No, a man-in-the-middle attack is not possible using HTTPS.  The reason 
for this is the public key infrastructure.

Basically, there are a number of organizations such as Thawte, Verisign, 
CaCert, etc that exist solely to sign the server key.  They only do this 
after verifying that they are giving the key to the person who owns the 
domain.  Therefore nobody else can have a signed cert with my domain as 
the common name.  When your browser visits a site in https it checks to 
make sure that it is talking with the right server.  A different server 
wouldn't have the right certificate, signed by an CA (certificate 
authority) whose public key is in your browser.

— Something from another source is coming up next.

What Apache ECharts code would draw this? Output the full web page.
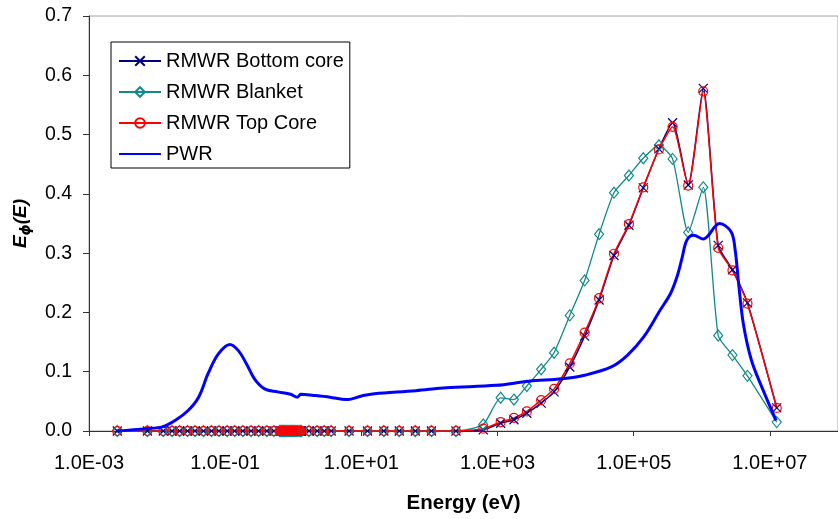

If the common name and the domain name don't match, browsers will 
generate a scary-looking warning that there might be something nefarious 
going on.  In most cases it's a poorly-configured website, or perhaps 
one with a CA the browser doesn't recognize.  Either way, it discourages 
users from sending their banking data to a website that isnt owned by 
the person who owns the bank's domain.

There's a lot more on wikipedia about this: 
http://en.wikipedia.org/wiki/Public_key_infrastructure

--Gordon

edmond rodriguez wrote:
> After a PLUG West meeting we were discussing wireless computing.  I had mentioned that I never worried too much about doing secure https type stuff, even on an open wireless network, as https: schemes take care of the security.
>
> Another mentioned that in an extreme perhaps unlikely case (but still possible), a "man in the middle" could intercept the pass phrase negotiation that goes on at the beginning of a https: session, and therefore continue from there using the established connection.
>
> I have been thinking about this for a while, and though I don't know the minute details of the process, I understand the the first stage of https negotiation uses private and public keys to negotiate a password for the next stage (a faster encryption scheme). 
>
> So how can anything be "intercepted".   The client and the server each have their own private keys, which the man in the middle will never know.  So how could the man in the middle decrypt the negotiated passphrases being used without having anyone's private keys?   I have not googled much about this and only going by some things I learned about two or three ago.
>
> Of course I am sure the risk of computing on an open wireless network is greater than a secure and/or wired network.  But is using https on an open wireless network very vulnerable?